I had no time to choose what I chose to do
Navigating being a newly single parent with a pre-teen girl is nothing short of hard. I knew it would be this way though. I knew she would have hard questions, and I knew this would hurt her in ways I wouldn’t be able to fix right away. With all of that being said, if there is one thing I could have my daughter hear me say in those hard moments it would be to go easy on me. When everything finally crumbled, there were hard choices made. The kind of choices a very smart 10-year-old can somehow understand with compassion but also confusion. What an age to have your world shaken to its core. For that, I’m so incredibly sorry. This should have happened such a long time ago, but I didn’t know what I didn’t know.
I need to go easy on me, too
The good news is that the hard parts have already passed.
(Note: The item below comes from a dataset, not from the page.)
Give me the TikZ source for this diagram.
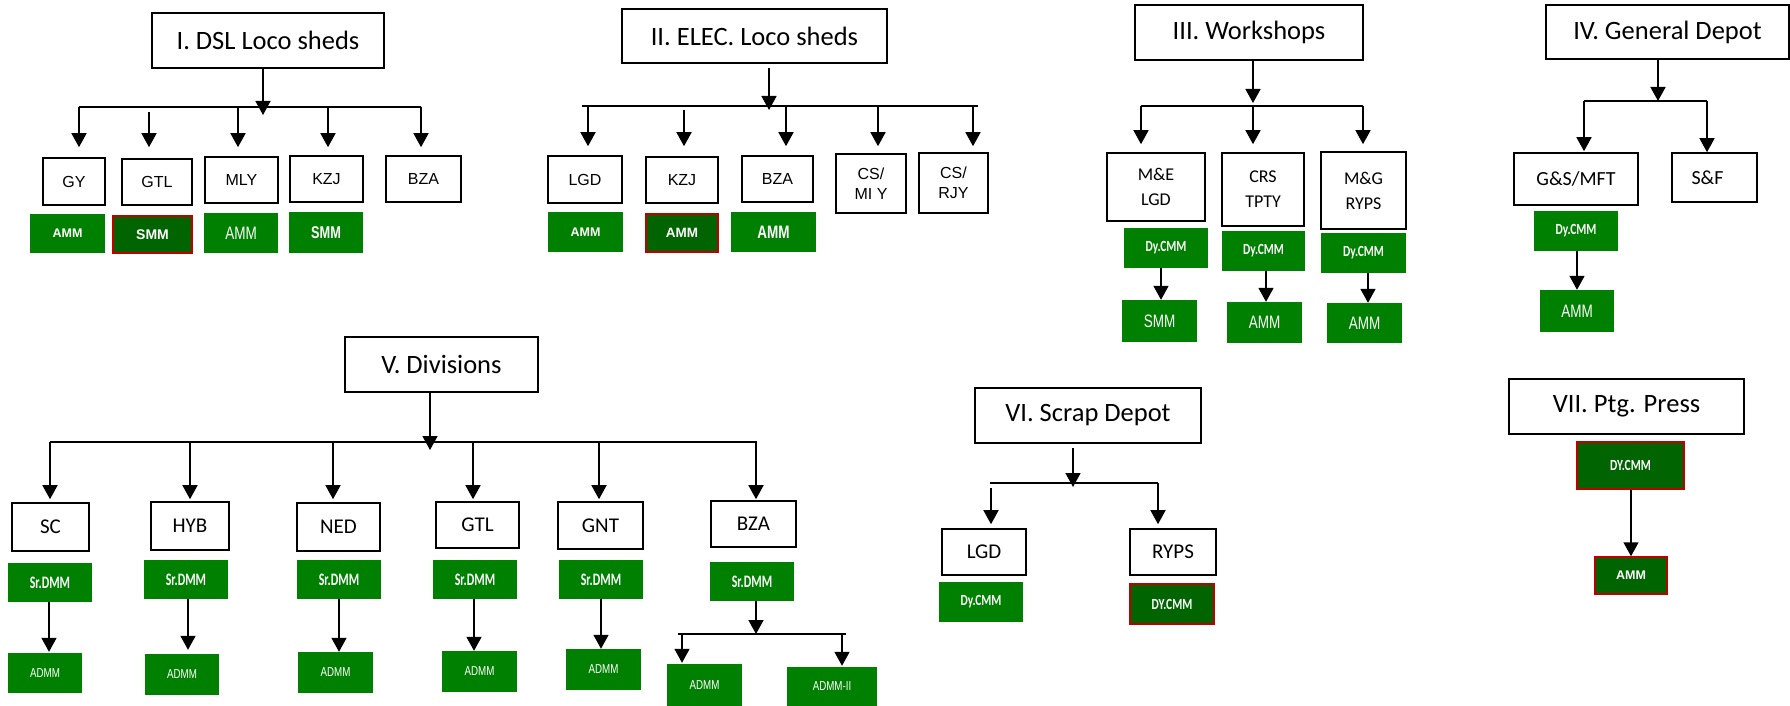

The survival mode is over, divorce purgatory ended when those two signatures hit the paper, and now I get to really live this next chapter. Don’t get me wrong, I know there is more hard to come. Especially when so many of the feelings I had so long ago of being alone resurface. It’s not always fun doing the family things with one parent. Being the third wheel with my friends and their kids. That part stings hard. Then I hear this song, and it reminds me that even when it feels like the questions are endless, and I feel that young lonely mom creeping back in, I need to go easy on me, too.